叙利亚最后会不会通过“利比亚模式”解决,取决于叙“全国委员会”在国际上被承认的程度,也取决于“自由军”军事行动的进展。刚刚当选为“全国委员会主席”的库尔德人阿卜杜勒·巴斯特·西达,呼吁巴沙尔军队中的军官“叛逃”或“投诚”,让人们想起卡扎菲最后阶段众叛亲离的结局。
第二个模式是“也门模式”,也就是通过第三方介入调解之下的权力退出模式。也门与叙利亚均为世俗政权国家,然两国教派矛盾的深度与广度并不相同,萨利赫没有教派包袱,而巴沙尔有。也门问题上,支持萨利赫的海合会主导了萨利赫的退出谈判,叙利亚问题上,则不存在这样的主导力量,从而会让巴沙尔看到既有权力不受到损失的机会,使其不会认真对待国际社会对其“退出”的呼吁。
15个月的冲突,导致2万人死亡,20多万人沦为难民,百万人需要人道主义援助。冲突越恶化,“也门模式”越不可能成为解决叙利亚问题的可资模式,巴沙尔即便退出,其责任被豁免的机会也已经不存在。
第三个模式则是“埃及模式”。
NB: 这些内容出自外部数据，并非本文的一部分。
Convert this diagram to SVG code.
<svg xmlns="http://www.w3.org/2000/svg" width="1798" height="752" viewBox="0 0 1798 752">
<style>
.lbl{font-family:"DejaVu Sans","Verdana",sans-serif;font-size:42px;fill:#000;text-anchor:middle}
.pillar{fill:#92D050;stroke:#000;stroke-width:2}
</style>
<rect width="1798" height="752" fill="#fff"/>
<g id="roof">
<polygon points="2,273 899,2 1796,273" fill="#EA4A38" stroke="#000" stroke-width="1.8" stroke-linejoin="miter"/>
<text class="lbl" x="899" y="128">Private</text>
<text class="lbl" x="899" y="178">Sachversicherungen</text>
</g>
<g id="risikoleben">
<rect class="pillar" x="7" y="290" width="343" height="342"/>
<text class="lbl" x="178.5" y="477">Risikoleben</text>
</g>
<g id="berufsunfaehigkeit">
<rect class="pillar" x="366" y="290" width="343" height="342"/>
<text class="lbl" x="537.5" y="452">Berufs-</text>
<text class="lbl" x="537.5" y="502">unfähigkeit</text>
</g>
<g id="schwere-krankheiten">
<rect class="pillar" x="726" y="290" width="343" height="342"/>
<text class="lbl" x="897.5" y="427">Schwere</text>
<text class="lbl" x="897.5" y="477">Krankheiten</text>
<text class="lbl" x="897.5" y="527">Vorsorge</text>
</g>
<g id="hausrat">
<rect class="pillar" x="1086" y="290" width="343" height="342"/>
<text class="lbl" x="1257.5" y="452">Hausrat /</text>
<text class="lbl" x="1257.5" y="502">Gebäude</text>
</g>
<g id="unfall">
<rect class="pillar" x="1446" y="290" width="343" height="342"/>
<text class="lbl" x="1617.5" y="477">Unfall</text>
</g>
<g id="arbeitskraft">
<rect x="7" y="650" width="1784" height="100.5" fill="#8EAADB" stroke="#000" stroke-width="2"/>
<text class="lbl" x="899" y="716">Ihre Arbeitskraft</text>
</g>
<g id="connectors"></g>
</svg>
埃及模式的本质就是亲原政权的军人发动一场不流血的“政变”,并由军方来主持政权的过渡。长期以来,埃及军方受美援助,中层军官多数在美培训,在政权合法性的状态取向上必然受到美方的军队中立的影响。而叙利亚军方几乎与欧美无交往,作为俄罗斯地区盟友,装备的主要是俄式武器。从军事体制上看,巴沙尔直接掌握死忠于自己的精锐部队,军事政变以实现政权更迭的可能性也基本不存在客观条件,假如真有一场政变,那将是一场血流成河的政变。
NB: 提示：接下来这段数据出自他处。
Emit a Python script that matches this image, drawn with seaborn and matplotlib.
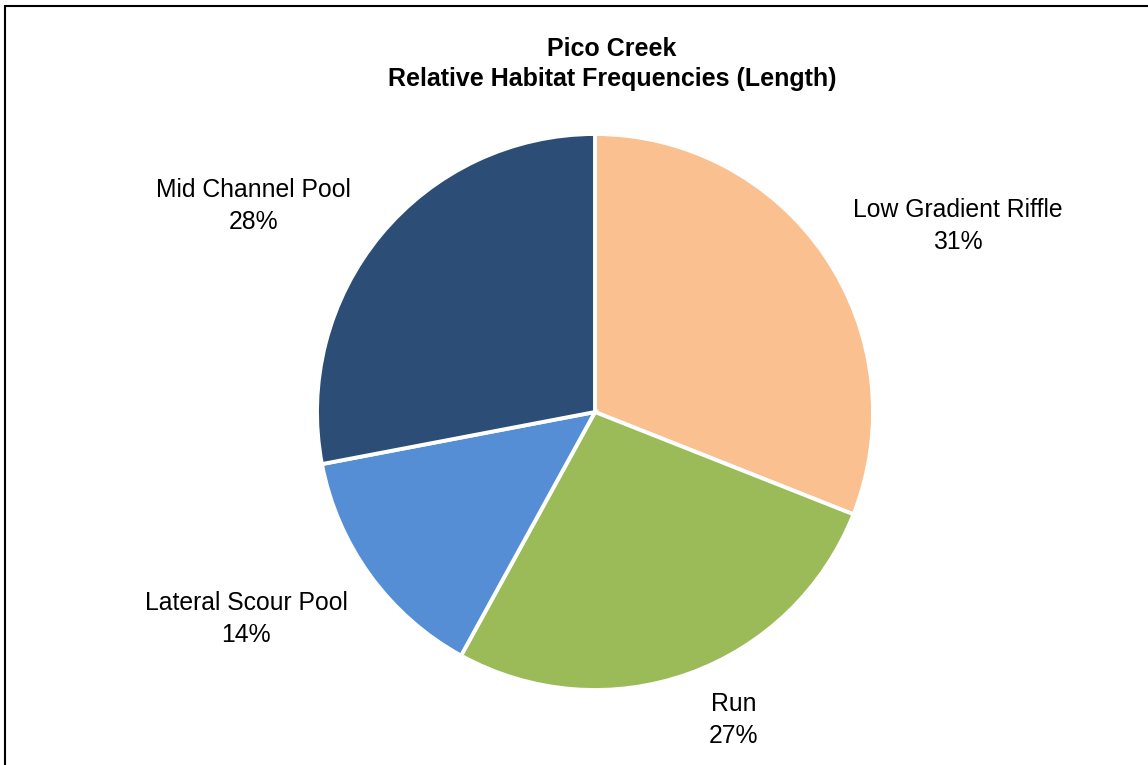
import numpy as np
import matplotlib
matplotlib.use("Agg")
import matplotlib.pyplot as plt
import seaborn as sns
from matplotlib.patches import Rectangle

sns.set_theme(style="white")
plt.rcParams['font.family'] = ['Liberation Sans', 'DejaVu Sans']

categories = ["Low Gradient Riffle", "Run", "Lateral Scour Pool", "Mid Channel Pool"]
values = [31, 27, 14, 28]
colors = ["#FAC090", "#9BBB59", "#558ED5", "#2C4D75"]
title = "Pico Creek\nRelative Habitat Frequencies (Length)"

fig = plt.figure(figsize=(11.48, 7.65), dpi=100)
fig.patch.set_facecolor("white")
ax = fig.add_axes([317/1148, 75/765, 556/1148, 556/765])

wedges, _ = ax.pie(values, colors=colors, startangle=90, counterclock=False,
                   wedgeprops=dict(edgecolor="white", linewidth=2.8))
ax.set_xlim(-1, 1)
ax.set_ylim(-1, 1)
ax.set_aspect("equal")
ax.axis("off")

# label placement: (angle in degrees, radial distance) relative to pie center
label_pos = [(27.1, 1.465), (-65.8, 1.215), (-149.3, 1.46), (148.9, 1.435)]
for cat, v, (ang, r) in zip(categories, values, label_pos):
    a = np.deg2rad(ang)
    ax.text(r*np.cos(a), r*np.sin(a), f"{cat}\n{v}%", ha="center", va="center",
            fontsize=17.8, color="black", linespacing=1.42, clip_on=False)

fig.text(612/1148, 1 - 64/765, title, ha="center", va="center", fontsize=18,
         fontweight="bold", color="black", linespacing=1.3)

fig.patches.append(Rectangle((5/1148, -0.1), 1.2, 1 - 6/765 + 0.1,
                             transform=fig.transFigure, fill=False,
                             edgecolor="black", linewidth=1.5))

fig.savefig("out.png", dpi=100, facecolor="white")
这样一来,我们通过上述分析,大体可以掌握叙利亚的形势发展趋势:在近一段时间之内,并无直接和现实的外部军事干预的可能性存在,内战中的叙利亚反对派,将保持力量增强的态势,其目标将是在叙利亚境内开辟“牢固的根据地”。内战的本质是冲突双边都拥有了宣布对方非法的能力,是政权正当性的重新洗牌,双方相互搏杀之后的胜方,将以原始权力取得者(战胜者)的身份重整河山。一旦叙利亚真正陷入内战,之前基于国内冲突的角度来制订其对外政策的国家,将面临调整和重构对叙利亚关系的挑战。这15个月的冲突表明,巴沙尔翻转形势的可能性已经越来越渺茫。